Spending without reform


The Government’s mantra of “investment tied to reform” is acknowledgement that, without reform of the public sector, higher spending will be wasted.

Real reform should be based on widening choice, introducing competition and separating the role of the state as funder from the role of the state as provider. Since it means challenging existing ways of thinking and challenging vested interests, reform requires political commitment and leadership.

The model of reform is the successful granting of independence to the Bank of England – a policy pioneered in New Zealand. The Government sets the objective of monetary policy in terms of a transparent inflation target. The Monetary Policy Committee has freedom to set interest rates to deliver the inflation target and is accountable for its performance.

The Government is introducing massive spending increases. Its programme will cost an extra £10 per day, or £3,650 per year, for every British household by 2006-7. British public spending is now on course to reach European levels within a decade.
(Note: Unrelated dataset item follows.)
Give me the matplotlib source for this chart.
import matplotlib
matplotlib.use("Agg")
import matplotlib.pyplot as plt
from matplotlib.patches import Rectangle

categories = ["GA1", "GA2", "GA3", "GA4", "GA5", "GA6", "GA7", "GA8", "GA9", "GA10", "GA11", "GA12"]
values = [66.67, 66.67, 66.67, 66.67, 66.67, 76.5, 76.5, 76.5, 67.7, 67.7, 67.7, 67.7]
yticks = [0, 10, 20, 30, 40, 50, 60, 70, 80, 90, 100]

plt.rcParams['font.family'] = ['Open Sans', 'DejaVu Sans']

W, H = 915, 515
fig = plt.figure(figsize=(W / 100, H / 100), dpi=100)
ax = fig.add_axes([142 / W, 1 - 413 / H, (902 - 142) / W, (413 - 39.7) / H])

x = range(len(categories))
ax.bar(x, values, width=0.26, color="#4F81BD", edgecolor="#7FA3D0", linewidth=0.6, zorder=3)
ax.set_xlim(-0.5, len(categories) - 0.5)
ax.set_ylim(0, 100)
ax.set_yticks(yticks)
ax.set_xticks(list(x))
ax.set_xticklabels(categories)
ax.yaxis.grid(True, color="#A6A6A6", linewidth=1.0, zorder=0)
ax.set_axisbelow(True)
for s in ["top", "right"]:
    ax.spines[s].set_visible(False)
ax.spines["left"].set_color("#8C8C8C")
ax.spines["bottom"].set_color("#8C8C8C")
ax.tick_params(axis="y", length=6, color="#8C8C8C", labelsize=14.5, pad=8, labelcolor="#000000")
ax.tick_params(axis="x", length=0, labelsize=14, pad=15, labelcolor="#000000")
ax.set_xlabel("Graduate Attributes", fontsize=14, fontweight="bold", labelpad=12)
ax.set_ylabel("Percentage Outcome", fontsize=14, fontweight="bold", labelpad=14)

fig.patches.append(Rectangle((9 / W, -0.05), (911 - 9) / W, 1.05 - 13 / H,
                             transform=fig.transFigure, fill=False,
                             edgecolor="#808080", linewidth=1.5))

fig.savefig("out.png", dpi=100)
But real reform is absent. Under its new framework for public spending, Ministers, not managers, are accountable for performance, giving managers a ready-made excuse for failure. This explains the extraordinary increase in activity at the centre of government. More than 20 new Whitehall units are no substitute for freeing and encouraging managers. Worse, tangled reporting lines and additional reporting requirements can lead to higher costs.
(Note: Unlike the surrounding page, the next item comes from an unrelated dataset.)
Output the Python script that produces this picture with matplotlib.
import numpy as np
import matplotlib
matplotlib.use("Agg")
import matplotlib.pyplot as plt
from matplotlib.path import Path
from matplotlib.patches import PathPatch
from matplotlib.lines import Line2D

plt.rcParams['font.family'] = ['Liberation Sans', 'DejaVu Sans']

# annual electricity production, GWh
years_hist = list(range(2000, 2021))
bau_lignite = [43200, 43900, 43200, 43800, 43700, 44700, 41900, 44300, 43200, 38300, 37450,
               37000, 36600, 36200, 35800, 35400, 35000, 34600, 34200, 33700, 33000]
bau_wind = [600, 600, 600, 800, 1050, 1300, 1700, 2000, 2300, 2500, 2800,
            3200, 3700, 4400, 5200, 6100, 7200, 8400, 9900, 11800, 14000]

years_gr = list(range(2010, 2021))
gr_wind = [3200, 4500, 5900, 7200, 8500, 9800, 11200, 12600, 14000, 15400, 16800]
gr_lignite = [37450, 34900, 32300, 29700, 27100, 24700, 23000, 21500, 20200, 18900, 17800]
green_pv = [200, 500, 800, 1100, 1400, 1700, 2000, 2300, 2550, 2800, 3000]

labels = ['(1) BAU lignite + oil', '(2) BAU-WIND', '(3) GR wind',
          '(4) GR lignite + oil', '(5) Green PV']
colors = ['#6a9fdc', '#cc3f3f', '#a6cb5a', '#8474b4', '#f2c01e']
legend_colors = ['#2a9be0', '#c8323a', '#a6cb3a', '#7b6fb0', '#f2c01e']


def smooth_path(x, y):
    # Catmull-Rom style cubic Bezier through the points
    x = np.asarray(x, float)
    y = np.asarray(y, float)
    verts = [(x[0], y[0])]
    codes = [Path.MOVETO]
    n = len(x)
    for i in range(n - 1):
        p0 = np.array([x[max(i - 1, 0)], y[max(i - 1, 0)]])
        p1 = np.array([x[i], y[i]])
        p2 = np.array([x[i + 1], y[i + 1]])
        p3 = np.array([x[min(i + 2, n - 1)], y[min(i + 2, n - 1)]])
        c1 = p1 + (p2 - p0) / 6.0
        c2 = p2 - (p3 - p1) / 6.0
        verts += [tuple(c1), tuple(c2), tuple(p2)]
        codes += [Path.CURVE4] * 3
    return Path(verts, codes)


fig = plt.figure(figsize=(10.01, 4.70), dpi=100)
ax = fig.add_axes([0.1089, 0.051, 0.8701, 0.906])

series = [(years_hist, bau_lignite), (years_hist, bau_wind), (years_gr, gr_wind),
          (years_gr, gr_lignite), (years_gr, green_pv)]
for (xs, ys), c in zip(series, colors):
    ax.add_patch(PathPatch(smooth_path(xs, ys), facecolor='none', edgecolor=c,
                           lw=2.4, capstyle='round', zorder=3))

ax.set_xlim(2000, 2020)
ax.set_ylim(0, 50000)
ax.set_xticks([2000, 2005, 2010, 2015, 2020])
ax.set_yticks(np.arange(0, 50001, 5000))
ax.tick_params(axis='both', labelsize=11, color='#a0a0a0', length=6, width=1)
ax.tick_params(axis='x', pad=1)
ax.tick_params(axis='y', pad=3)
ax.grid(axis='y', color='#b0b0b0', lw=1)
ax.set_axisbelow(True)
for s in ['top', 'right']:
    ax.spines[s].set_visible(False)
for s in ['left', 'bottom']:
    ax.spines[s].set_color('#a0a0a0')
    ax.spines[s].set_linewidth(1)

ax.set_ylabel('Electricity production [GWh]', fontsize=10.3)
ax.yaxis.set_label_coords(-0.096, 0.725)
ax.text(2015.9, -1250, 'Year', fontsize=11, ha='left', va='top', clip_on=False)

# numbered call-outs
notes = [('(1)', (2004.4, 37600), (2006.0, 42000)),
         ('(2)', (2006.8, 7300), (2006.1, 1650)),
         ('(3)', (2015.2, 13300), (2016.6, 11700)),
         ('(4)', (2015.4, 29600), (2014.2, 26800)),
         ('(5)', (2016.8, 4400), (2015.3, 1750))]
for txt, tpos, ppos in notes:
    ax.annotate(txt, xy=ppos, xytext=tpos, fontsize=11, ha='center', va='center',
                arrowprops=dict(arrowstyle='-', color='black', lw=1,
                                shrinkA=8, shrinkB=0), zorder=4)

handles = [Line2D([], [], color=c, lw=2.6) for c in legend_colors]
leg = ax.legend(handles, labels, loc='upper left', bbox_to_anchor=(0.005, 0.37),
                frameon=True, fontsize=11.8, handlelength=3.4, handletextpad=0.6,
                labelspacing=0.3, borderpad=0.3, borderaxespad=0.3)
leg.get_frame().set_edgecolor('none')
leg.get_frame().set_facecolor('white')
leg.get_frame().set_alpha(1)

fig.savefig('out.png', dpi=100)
Departments have many complicated targets and are not penalised for failing to meet them. Crucially, there is no link between each target and spending, so it is impossible to assess value for money. The proliferation of central targets and agreements has been a failure. Centralised task forces and initiatives should be scrapped.
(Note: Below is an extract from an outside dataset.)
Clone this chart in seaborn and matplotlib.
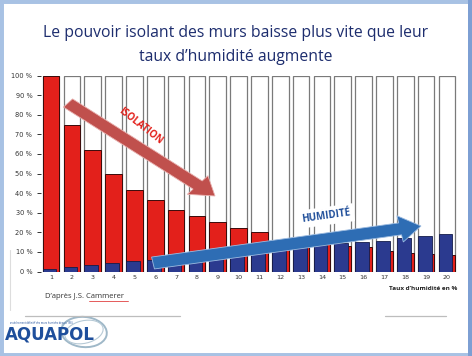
import numpy as np
import pandas as pd
import seaborn as sns
import matplotlib.pyplot as plt
from matplotlib.patches import FancyArrow, Rectangle, Ellipse
from matplotlib.lines import Line2D

# data
taux = [str(i) for i in range(1, 21)]
isolation = [100, 75, 62, 50, 41.5, 36.5, 31.5, 28.5, 25.5, 22,
             20, 15.5, 13.6, 14.2, 13, 12.6, 10.4, 9.5, 8.7, 8.3]
humidite = [1.5, 2.5, 3.2, 4.4, 5.4, 6.1, 7, 7.4, 8.4, 9.9,
            10.7, 11.6, 12.8, 13.6, 14.5, 15.3, 15.8, 17, 18, 18.9]
fond = [100] * 20
yticks = [0, 10, 20, 30, 40, 50, 60, 70, 80, 90, 100]

W, H = 472, 356

def fx(x):
    return x / W

def fy(y):
    return 1 - y / H

sns.set_style("white")
plt.rcParams['font.family'] = ['Open Sans', 'DejaVu Sans']

fig = plt.figure(figsize=(W / 100, H / 100), dpi=100)
fig.patch.set_facecolor('white')

# slide frame
fig.add_artist(Rectangle((0, 0), 1, 1, transform=fig.transFigure, fill=False,
                         edgecolor='#a8c2e4', linewidth=5))
fig.add_artist(Rectangle((fx(468), 0), fx(4), 1, transform=fig.transFigure,
                         facecolor='#7d9fd3', edgecolor='none'))
fig.add_artist(Line2D([fx(10), fx(10)], [fy(250), fy(310)], transform=fig.transFigure,
                      color='#dddddd', lw=0.8))

ax = fig.add_axes([fx(40.6), fy(271.5), fx(416.8), 196 / H])
df = pd.DataFrame({'taux': taux, 'isolation': isolation,
                   'humidite': humidite, 'fond': fond})

sns.barplot(data=df, x='taux', y='fond', color='white', edgecolor='#7a7a7a',
            linewidth=0.9, width=0.8, saturation=1, ax=ax)
n0 = len(ax.patches)
sns.barplot(data=df, x='taux', y='isolation', color='#e3201b', edgecolor='#3a0a0a',
            linewidth=0.7, width=0.8, saturation=1, ax=ax)
n1 = len(ax.patches)
sns.barplot(data=df, x='taux', y='humidite', color='#2b3a8f', edgecolor='#141c4a',
            linewidth=0.6, width=0.66, saturation=1, ax=ax)
# blue bars sit on the left part of each slot, in front of the red ones
for p in ax.patches[n1:]:
    p.set_x(p.get_x() - 0.07)
    p.set_zorder(3)

ax.set_xlim(-0.5, 19.5)
ax.set_ylim(0, 100)
ax.set_yticks(yticks)
ax.set_yticklabels([f"{v} %" for v in yticks], fontsize=4.8, color='#333333',
                   family=['DejaVu Sans'])
ax.tick_params(axis='y', length=3, width=0.7, color='#333333', pad=3, left=True)
ax.tick_params(axis='x', length=0, pad=2.5, labelsize=4.6, labelcolor='#333333')
for t in ax.get_xticklabels():
    t.set_family(['DejaVu Sans'])
ax.set_xlabel('')
ax.set_ylabel('')
for s in ax.spines.values():
    s.set_visible(False)
ax.patch.set_alpha(0)

# arrows
fig.add_artist(FancyArrow(fx(68), fy(103), fx(147), fy(196) - fy(103),
                          width=0.03, head_width=0.068, head_length=0.048,
                          length_includes_head=True, transform=fig.transFigure,
                          facecolor='#c0504d', edgecolor='#e8b0ae', lw=0.6, zorder=5))
fig.text(fx(140), fy(126), 'ISOLATION', rotation=-38, color='#e3201b',
         fontsize=7, fontweight='bold', ha='center', va='center', zorder=6)

fig.text(fx(326), fy(216), 'HUMIDITÉ', rotation=8, color='#1f4e9a',
         fontsize=7, fontweight='bold', ha='center', va='center', zorder=6,
         bbox=dict(facecolor='white', edgecolor='none', pad=2.5))
fig.add_artist(FancyArrow(fx(153), fy(263), fx(268), fy(226) - fy(263),
                          width=0.034, head_width=0.075, head_length=0.045,
                          length_includes_head=True, transform=fig.transFigure,
                          facecolor='#2e6db4', edgecolor='#9cbbe0', lw=0.6, zorder=5))

# title
fig.text(fx(236), fy(33), 'Le pouvoir isolant des murs baisse plus vite que leur',
         ha='center', va='center', fontsize=11.3, color='#1d2d6e')
fig.text(fx(236), fy(57), 'taux d\u2019humidité augmente',
         ha='center', va='center', fontsize=11.3, color='#1d2d6e')

# footnotes
fig.text(fx(45), fy(296), 'D\u2019après J.S. Cammerer', ha='left', va='center',
         fontsize=5.5, color='#333333')
fig.add_artist(Line2D([fx(89), fx(128)], [fy(301), fy(301)], transform=fig.transFigure,
                      color='#e04040', lw=0.6))
fig.text(fx(457), fy(289), 'Taux d\u2019humidité en %', ha='right', va='center',
         fontsize=4.6, fontweight='bold', color='#222222')

for x0, x1 in [(25, 180), (385, 446)]:
    fig.add_artist(Line2D([fx(x0), fx(x1)], [fy(316), fy(316)], transform=fig.transFigure,
                          color='#bdbdbd', lw=0.9))

# logo
fig.add_artist(Ellipse((fx(84), fy(332)), fx(46), 30 / H, angle=-15, fill=False,
                       edgecolor='#9fb8c8', lw=1.4, transform=fig.transFigure))
fig.add_artist(Ellipse((fx(84), fy(332)), fx(40), 22 / H, angle=25, fill=False,
                       edgecolor='#b7cad6', lw=0.8, transform=fig.transFigure))
fig.text(fx(5), fy(335), 'AQUAPOL', ha='left', va='center', fontsize=12,
         fontweight='bold', color='#1f4f9c', family=['DejaVu Sans'])
fig.text(fx(10), fy(323), 'assèchement définitif des murs humides depuis 1985',
         ha='left', va='center', fontsize=1.8, color='#1f4f9c')

fig.savefig('out.png', dpi=100, facecolor='white')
Without radical change, the Government’s colossal increases in public spending are programmed to fail. The economy as a whole will suffer; the credibility of public services will be damaged irreversibly; Britain’s competitiveness in world markets will suffer significantly and real incomes will be reduced ultimately at every level of society.

The Commission’s Final Report will set out its proposals for reform of key public services based on the principles of reform laid out in this Report.